REQUIRED WORK
Starting with the first line of the listing, quote each line exactly until and including the one with "mk_t2 = [5.0, 35.9, 65.8, 95.3, 124.5, 154.3, 184, 215.3]", leaving pictures out.

DATA EXTRACT
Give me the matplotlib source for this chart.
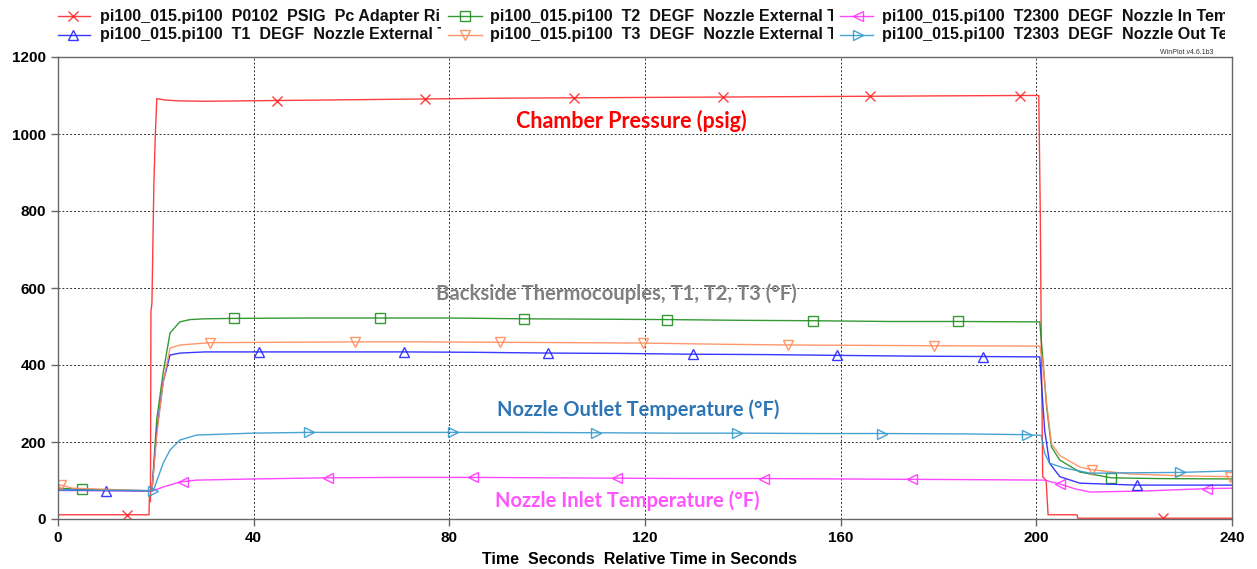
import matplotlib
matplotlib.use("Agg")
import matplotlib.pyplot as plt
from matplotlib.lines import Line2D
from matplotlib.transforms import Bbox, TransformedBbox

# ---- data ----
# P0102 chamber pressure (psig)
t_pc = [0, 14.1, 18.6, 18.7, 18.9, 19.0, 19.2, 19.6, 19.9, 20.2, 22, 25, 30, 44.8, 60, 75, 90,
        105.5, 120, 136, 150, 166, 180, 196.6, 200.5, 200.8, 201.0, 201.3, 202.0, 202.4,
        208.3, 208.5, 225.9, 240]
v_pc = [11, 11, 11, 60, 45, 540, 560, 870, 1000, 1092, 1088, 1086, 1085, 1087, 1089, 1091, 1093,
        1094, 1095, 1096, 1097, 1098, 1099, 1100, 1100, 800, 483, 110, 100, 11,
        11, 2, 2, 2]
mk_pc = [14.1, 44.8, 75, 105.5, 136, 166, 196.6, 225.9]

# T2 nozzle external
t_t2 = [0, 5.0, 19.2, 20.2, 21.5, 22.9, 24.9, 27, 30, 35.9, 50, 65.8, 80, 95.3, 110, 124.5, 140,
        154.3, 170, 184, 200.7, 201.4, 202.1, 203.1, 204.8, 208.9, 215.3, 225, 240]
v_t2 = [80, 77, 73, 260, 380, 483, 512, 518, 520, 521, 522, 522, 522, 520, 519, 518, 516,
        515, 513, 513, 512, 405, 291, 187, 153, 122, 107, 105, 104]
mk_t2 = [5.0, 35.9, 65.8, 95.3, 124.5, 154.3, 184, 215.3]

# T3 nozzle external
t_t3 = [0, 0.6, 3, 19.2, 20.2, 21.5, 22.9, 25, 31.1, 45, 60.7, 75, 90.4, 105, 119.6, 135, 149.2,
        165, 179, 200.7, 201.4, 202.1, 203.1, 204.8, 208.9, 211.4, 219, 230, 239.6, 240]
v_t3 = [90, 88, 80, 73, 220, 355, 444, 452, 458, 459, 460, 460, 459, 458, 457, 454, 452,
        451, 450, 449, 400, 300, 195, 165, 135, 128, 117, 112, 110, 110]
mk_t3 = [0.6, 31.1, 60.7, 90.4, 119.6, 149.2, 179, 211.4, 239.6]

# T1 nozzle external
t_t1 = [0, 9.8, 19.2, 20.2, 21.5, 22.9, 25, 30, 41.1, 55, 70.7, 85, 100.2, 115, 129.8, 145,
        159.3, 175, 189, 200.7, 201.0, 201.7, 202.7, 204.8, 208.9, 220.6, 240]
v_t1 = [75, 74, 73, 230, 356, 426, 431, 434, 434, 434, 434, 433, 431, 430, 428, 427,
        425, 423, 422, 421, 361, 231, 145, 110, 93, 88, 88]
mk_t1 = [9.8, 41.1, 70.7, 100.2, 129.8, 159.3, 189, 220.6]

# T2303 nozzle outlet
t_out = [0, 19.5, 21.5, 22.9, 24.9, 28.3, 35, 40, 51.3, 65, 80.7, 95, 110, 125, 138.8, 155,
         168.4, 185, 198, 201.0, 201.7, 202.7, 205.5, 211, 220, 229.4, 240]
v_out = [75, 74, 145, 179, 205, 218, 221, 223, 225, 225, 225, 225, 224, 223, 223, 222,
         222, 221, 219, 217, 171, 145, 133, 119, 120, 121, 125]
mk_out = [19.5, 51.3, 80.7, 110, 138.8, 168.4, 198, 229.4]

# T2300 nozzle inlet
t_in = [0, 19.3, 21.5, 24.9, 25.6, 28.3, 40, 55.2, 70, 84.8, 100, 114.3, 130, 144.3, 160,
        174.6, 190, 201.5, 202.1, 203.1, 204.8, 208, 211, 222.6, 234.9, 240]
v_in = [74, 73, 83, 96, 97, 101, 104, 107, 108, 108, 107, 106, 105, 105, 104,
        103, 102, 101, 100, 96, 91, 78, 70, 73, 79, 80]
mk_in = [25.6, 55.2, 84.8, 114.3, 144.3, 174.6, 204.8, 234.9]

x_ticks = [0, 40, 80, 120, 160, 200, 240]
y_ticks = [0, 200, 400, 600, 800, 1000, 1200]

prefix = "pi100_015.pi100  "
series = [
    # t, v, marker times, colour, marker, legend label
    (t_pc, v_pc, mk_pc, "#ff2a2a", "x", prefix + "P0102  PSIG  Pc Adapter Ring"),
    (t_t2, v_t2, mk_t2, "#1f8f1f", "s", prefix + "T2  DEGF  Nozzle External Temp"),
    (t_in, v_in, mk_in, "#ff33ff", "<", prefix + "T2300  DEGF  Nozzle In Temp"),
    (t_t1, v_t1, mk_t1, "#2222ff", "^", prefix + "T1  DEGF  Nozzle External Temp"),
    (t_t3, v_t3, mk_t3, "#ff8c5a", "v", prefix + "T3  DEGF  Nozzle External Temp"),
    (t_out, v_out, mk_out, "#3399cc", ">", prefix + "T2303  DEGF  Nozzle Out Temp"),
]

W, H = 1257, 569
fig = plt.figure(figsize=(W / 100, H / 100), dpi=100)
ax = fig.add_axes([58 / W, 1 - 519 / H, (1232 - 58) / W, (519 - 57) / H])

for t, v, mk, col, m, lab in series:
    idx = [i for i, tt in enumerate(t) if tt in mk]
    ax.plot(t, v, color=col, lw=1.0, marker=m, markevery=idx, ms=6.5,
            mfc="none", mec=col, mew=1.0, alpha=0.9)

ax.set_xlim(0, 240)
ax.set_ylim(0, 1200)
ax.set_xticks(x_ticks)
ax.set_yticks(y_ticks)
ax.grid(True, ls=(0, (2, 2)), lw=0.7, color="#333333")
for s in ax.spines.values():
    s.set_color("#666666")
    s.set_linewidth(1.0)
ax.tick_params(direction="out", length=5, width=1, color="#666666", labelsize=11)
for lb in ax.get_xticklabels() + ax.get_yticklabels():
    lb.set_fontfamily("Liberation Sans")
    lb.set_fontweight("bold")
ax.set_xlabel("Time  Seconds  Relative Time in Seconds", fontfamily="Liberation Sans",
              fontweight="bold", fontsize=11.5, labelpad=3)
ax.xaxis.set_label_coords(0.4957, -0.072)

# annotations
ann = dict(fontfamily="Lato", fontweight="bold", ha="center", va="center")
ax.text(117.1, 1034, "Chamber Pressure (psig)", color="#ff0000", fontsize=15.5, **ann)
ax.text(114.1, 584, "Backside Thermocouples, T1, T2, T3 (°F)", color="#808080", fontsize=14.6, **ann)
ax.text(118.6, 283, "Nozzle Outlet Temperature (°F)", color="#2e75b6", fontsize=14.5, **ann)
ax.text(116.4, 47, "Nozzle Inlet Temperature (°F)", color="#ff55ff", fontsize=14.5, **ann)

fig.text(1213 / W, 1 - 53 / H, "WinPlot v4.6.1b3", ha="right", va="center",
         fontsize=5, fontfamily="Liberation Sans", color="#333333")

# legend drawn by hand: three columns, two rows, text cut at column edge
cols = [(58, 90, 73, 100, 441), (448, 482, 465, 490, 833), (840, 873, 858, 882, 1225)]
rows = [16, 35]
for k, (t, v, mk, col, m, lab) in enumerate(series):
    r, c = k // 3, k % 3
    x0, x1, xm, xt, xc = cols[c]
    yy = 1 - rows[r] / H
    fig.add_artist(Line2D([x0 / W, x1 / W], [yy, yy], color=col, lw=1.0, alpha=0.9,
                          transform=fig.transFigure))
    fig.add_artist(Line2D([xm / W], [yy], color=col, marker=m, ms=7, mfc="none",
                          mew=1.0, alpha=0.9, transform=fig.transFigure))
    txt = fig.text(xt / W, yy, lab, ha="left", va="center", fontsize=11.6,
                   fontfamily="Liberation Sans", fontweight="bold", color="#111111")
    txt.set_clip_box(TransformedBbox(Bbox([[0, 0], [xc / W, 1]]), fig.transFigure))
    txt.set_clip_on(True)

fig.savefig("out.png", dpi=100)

WRITTEN RESPONSE
Give me the matplotlib source for this chart.
import matplotlib
matplotlib.use("Agg")
import matplotlib.pyplot as plt
from matplotlib.lines import Line2D
from matplotlib.transforms import Bbox, TransformedBbox

# ---- data ----
# P0102 chamber pressure (psig)
t_pc = [0, 14.1, 18.6, 18.7, 18.9, 19.0, 19.2, 19.6, 19.9, 20.2, 22, 25, 30, 44.8, 60, 75, 90,
        105.5, 120, 136, 150, 166, 180, 196.6, 200.5, 200.8, 201.0, 201.3, 202.0, 202.4,
        208.3, 208.5, 225.9, 240]
v_pc = [11, 11, 11, 60, 45, 540, 560, 870, 1000, 1092, 1088, 1086, 1085, 1087, 1089, 1091, 1093,
        1094, 1095, 1096, 1097, 1098, 1099, 1100, 1100, 800, 483, 110, 100, 11,
        11, 2, 2, 2]
mk_pc = [14.1, 44.8, 75, 105.5, 136, 166, 196.6, 225.9]

# T2 nozzle external
t_t2 = [0, 5.0, 19.2, 20.2, 21.5, 22.9, 24.9, 27, 30, 35.9, 50, 65.8, 80, 95.3, 110, 124.5, 140,
        154.3, 170, 184, 200.7, 201.4, 202.1, 203.1, 204.8, 208.9, 215.3, 225, 240]
v_t2 = [80, 77, 73, 260, 380, 483, 512, 518, 520, 521, 522, 522, 522, 520, 519, 518, 516,
        515, 513, 513, 512, 405, 291, 187, 153, 122, 107, 105, 104]
mk_t2 = [5.0, 35.9, 65.8, 95.3, 124.5, 154.3, 184, 215.3]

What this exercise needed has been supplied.